Sanctions Target GAESA-Linked Entities Amid Strategic Competition
On June 23, the US imposed fresh restrictions against five Cuban state enterprises, three of which are affiliated with Grupo de Administración Empresarial S.A. (GAESA), a formidable business conglomerate managed by Cuba's Revolutionary Armed Forces. GAESA's extensive portfolio spans various sectors, including import-export operations, foreign investment management, financial services, and raw steel production. As of 2024, GAESA reportedly controls liquid reserves amounting to $14.5 billion, underscoring its critical role in Cuba's economy.
"The ruling Cuban regime leverages GAESA for personal enrichment, repression financing, espionage, and anti-American activities," stated US Secretary of State Marco Rubio.
Beyond GAESA, the sanctions also extend to the spouse of Alejandro Castro, head of Cuba's National Security Council and son of former leader Raúl Castro, signaling a targeted approach toward individuals linked to Cuba's political elite.
The US government views these sanctions as a means to disrupt the Cuban regime’s ability to fund activities deemed hostile to American interests. By sanctioning entities integral to the nation’s economic backbone, Washington aims to exert pressure on Havana's governance and military apparatus.
Cuban Government’s Response and Legal Ramifications
Cuba's Foreign Minister Bruno Rodríguez condemned the sanctions as "ruthless aggression and collective punishment," criticizing Secretary Rubio personally as "dishonest and deceitful." The Cuban government perceives the measures as an attempt to undermine its sovereignty and economic stability.
Concurrently, the US Supreme Court affirmed the right of American companies to seek compensation for assets nationalized by Fidel Castro’s government decades ago. This ruling notably enables ExxonMobil to pursue claims against Cuban entities operating refineries, oil terminals, and over 100 gas stations confiscated in the 1960s. Estimated compensation demands could reach up to $1 billion.
This legal development may empower US businesses with vested interests in Cuba to take formal action, potentially intensifying economic and diplomatic frictions. Analysts suggest the court's decision bolsters the Trump administration's hardline stance, signaling a continued tough approach toward Cuba.
Implications for Business and Geopolitical Landscape
The cumulative effect of these sanctions and legal rulings is likely to reshape the competitive and operational environment for both Cuban state enterprises and foreign investors. By constraining GAESA-linked businesses and facilitating litigation over expropriated assets, the US is strategically targeting the financial foundations of the Cuban government.
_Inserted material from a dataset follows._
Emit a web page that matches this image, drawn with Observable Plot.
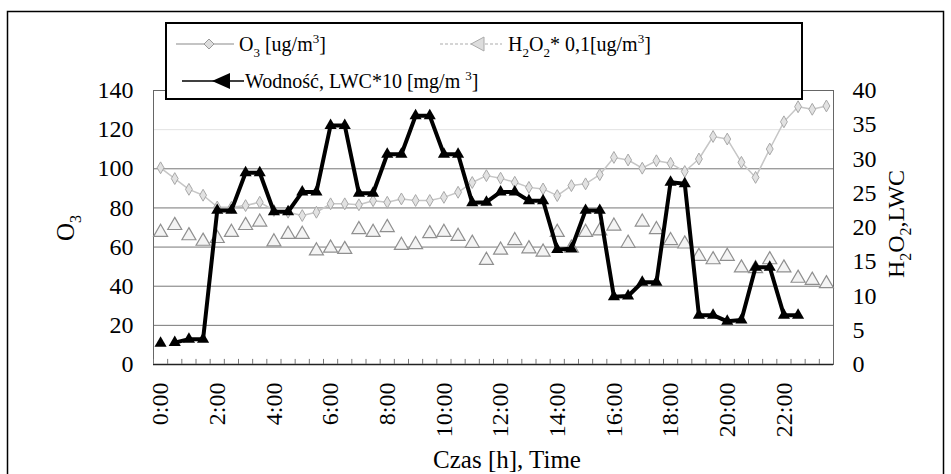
<!DOCTYPE html>
<html>
<head>
<meta charset="utf-8">
<script src="https://cdn.jsdelivr.net/npm/d3@7"></script>
<script src="https://cdn.jsdelivr.net/npm/@observablehq/plot@0.6"></script>
<style>
html, body { margin: 0; padding: 0; background: #fff; }
#chart { width: 951px; height: 474px; overflow: hidden; }
svg text { white-space: pre; }
</style>
</head>
<body>
<div id="chart"></div>
<script>
// ---- data ----
const times = ["0:00","0:30","1:00","1:30","2:00","2:30","3:00","3:30","4:00","4:30","5:00","5:30",
  "6:00","6:30","7:00","7:30","8:00","8:30","9:00","9:30","10:00","10:30","11:00","11:30",
  "12:00","12:30","13:00","13:30","14:00","14:30","15:00","15:30","16:00","16:30","17:00","17:30",
  "18:00","18:30","19:00","19:30","20:00","20:30","21:00","21:30","22:00","22:30","23:00","23:30"];

// O3 [ug/m3] (left axis)
const o3 = [100.5, 95, 89.5, 86.5, 80.5, 80.3, 81.2, 82.9, 78.7, 77.8, 76.1, 77.8,
  82.1, 82.1, 81.6, 83.7, 82.9, 84.6, 83.8, 83.8, 85.4, 88, 93, 96.5,
  95.2, 93.1, 90.5, 89.7, 86.3, 91.4, 92.3, 97, 105.8, 104.5, 100.3, 104.1,
  102.8, 98.6, 105, 116.5, 115.2, 103.3, 95.6, 110.1, 124, 131.7, 130.4, 132.1];

// H2O2 * 0.1 [ug/m3] (right axis)
const h2o2 = [19.3, 20.3, 18.8, 18.0, 18.4, 19.3, 20.3, 20.8, 17.9, 19.0, 19.0, 16.6,
  17.0, 16.8, 19.7, 19.3, 20.0, 17.4, 17.5, 19.1, 19.3, 18.7, 17.7, 15.2,
  16.7, 18.1, 16.9, 16.4, 19.3, 17.0, 19.3, 19.5, 20.2, 17.7, 20.8, 19.7,
  18.1, 17.6, 15.8, 15.3, 15.8, 14.1, 14.0, 15.3, 14.1, 12.6, 12.3, 11.8];

// Wodność, LWC*10 [mg/m3] (right axis)
const lwc = [3.1, 3.2, 3.7, 3.7, 22.5, 22.5, 28.0, 28.0, 22.3, 22.3, 25.2, 25.2,
  34.9, 34.9, 25.0, 25.0, 30.7, 30.7, 36.3, 36.3, 30.7, 30.7, 23.6, 23.7,
  25.2, 25.2, 23.9, 23.9, 16.8, 16.9, 22.5, 22.5, 9.9, 10.0, 12.0, 12.0,
  26.6, 26.4, 7.2, 7.2, 6.3, 6.5, 14.2, 14.2, 7.2, 7.2, null, null];

const leftTicks = [0, 20, 40, 60, 80, 100, 120, 140];
const rightTicks = [0, 5, 10, 15, 20, 25, 30, 35, 40];
const xTickLabels = ["0:00","2:00","4:00","6:00","8:00","10:00","12:00","14:00","16:00","18:00","20:00","22:00"];

// ---- build ----
const hour = t => { const [h, m] = t.split(":").map(Number); return h + m / 60; };
const K = 140 / 40; // right axis -> left axis
const rows = times.map((t, i) => ({t, i, h: hour(t), o3: o3[i], h2o2: h2o2[i], lwc: lwc[i]}));
const FONT = '"Liberation Serif", "Times New Roman", serif';

const svgEl = Plot.plot({
  width: 951, height: 474,
  marginLeft: 153, marginRight: 118, marginTop: 90, marginBottom: 110,
  style: {fontFamily: FONT, fontSize: "24px", color: "#000", background: "#fff", overflow: "visible"},
  x: {domain: [-0.25, 23.75]},
  y: {domain: [0, 140]},
  marks: [
    Plot.ruleY(leftTicks.filter(v => v > 0 && v < 120), {stroke: "#777", strokeWidth: 1}),
    Plot.ruleY(leftTicks.filter(v => v === 120), {stroke: "#e2e2e2", strokeWidth: 1}),
    Plot.frame({stroke: "#666", strokeWidth: 1}),
    Plot.ruleY([0], {stroke: "#222", strokeWidth: 1.5}),
    Plot.ruleX(rows, {x: d => d.h - 0.25, y1: 0, y2: 2.6, stroke: "#777", strokeWidth: 1}),
    Plot.axisY({ticks: leftTicks, tickSize: 0, tickPadding: 20, label: null, fontSize: 24}),
    Plot.axisY({anchor: "right", ticks: rightTicks.map(v => v * K), tickFormat: v => String(Math.round(v / K)),
      tickSize: 0, tickPadding: 19, label: null, fontSize: 24}),
    Plot.axisX({ticks: xTickLabels.map(hour), tickFormat: h => `${h}:00`, tickRotate: -90,
      tickSize: 0, tickPadding: 18, label: null, fontSize: 24}),
    Plot.lineY(rows, {x: "h", y: "o3", stroke: "#c6c6c6", strokeWidth: 1.5}),
    Plot.dot(rows, {x: "h", y: "o3", symbol: "diamond", r: 3.6, stroke: "#a8a8a8", fill: "#e2e2e2", strokeWidth: 1}),
    Plot.dot(rows, {x: "h", y: d => d.h2o2 * K, symbol: "triangle", r: 5.2, stroke: "#8f8f8f", fill: "#f4f4f4", strokeWidth: 1.2}),
    Plot.lineY(rows.filter(d => d.i > 0 && d.lwc != null), {x: "h", y: d => d.lwc * K, stroke: "#000", strokeWidth: 4, strokeLinejoin: "miter"}),
    Plot.dot(rows.filter(d => d.lwc != null), {x: "h", y: d => d.lwc * K, symbol: "triangle", r: 4.5, fill: "#000", stroke: "none"})
  ]
});
document.getElementById("chart").appendChild(svgEl);

const svg = d3.select(svgEl);

function rich(parent, parts, attrs, fs) {
  const t = parent.append("text").attr("font-family", FONT).attr("font-size", fs).attr("fill", "#000")
    .attr("text-anchor", "start");
  for (const [k, v] of Object.entries(attrs)) t.attr(k, v);
  let shift = 0;
  for (const [s, kind] of parts) {
    const target = kind === "sub" ? 0.28 * fs : kind === "sup" ? -0.42 * fs : 0;
    t.append("tspan").text(s).attr("dy", target - shift)
      .attr("font-size", kind ? Math.round(fs * 0.65) : fs);
    shift = target;
  }
  return t;
}

// axis titles
rich(svg, [["O"], ["3", "sub"]], {transform: "translate(74,228) rotate(-90)", "text-anchor": "middle"}, 25);
rich(svg, [["H"], ["2", "sub"], ["O"], ["2", "sub"], [",LWC"]], {transform: "translate(904,224) rotate(-90)", "text-anchor": "middle"}, 24);
rich(svg, [["Czas [h], Time"]], {x: 507, y: 468, "text-anchor": "middle"}, 25);

// legend
const lg = svg.append("g");
lg.append("rect").attr("x", 166).attr("y", 23).attr("width", 636).attr("height", 76)
  .attr("fill", "#fff").attr("stroke", "#000").attr("stroke-width", 2);
// O3 entry
lg.append("line").attr("x1", 176).attr("x2", 234).attr("y1", 44).attr("y2", 44).attr("stroke", "#b0b0b0").attr("stroke-width", 1.5);
lg.append("path").attr("d", "M209,39L214,44L209,49L204,44Z").attr("fill", "#ddd").attr("stroke", "#999");
rich(lg, [["O"], ["3", "sub"], [" [ug/m"], ["3", "sup"], ["]"]], {x: 239, y: 51}, 20);
// H2O2 entry
lg.append("line").attr("x1", 440).attr("x2", 502).attr("y1", 44).attr("y2", 44).attr("stroke", "#c8c8c8").attr("stroke-width", 1.5).attr("stroke-dasharray", "3,2");
lg.append("path").attr("d", "M471,44L484,37L484,51Z").attr("fill", "#ddd").attr("stroke", "#aaa");
rich(lg, [["H"], ["2", "sub"], ["O"], ["2", "sub"], ["* 0,1[ug/m"], ["3", "sup"], ["]"]], {x: 508, y: 51}, 20);
// LWC entry
lg.append("line").attr("x1", 182).attr("x2", 244).attr("y1", 81).attr("y2", 81).attr("stroke", "#000").attr("stroke-width", 1.5);
lg.append("path").attr("d", "M212,81L230,73L230,89Z").attr("fill", "#000");
rich(lg, [["Wodność, LWC*10 [mg/m "], ["3", "sup"], ["]"]], {x: 245, y: 88}, 20);

// outer frame
svg.append("rect").attr("x", 7.5).attr("y", 11.5).attr("width", 936).attr("height", 480)
  .attr("fill", "none").attr("stroke", "#000").attr("stroke-width", 1.5);
</script>
</body>
</html>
For multinational corporations and international investors, this heightened risk profile demands recalibrated engagement strategies when considering operations in or with Cuba. Moreover, the sanctions underscore the deepening geopolitical contest between Washington and Havana, with economic tools deployed as instruments of policy leverage.
In summary, the US’s expanded sanctions and supportive judicial decisions represent a calculated effort to weaken Cuba's state-controlled economic apparatus and challenge the ruling elite's fiscal mechanisms. These moves are poised to influence corporate strategies, cross-border investment flows, and the broader geopolitical dynamics in the Western Hemisphere.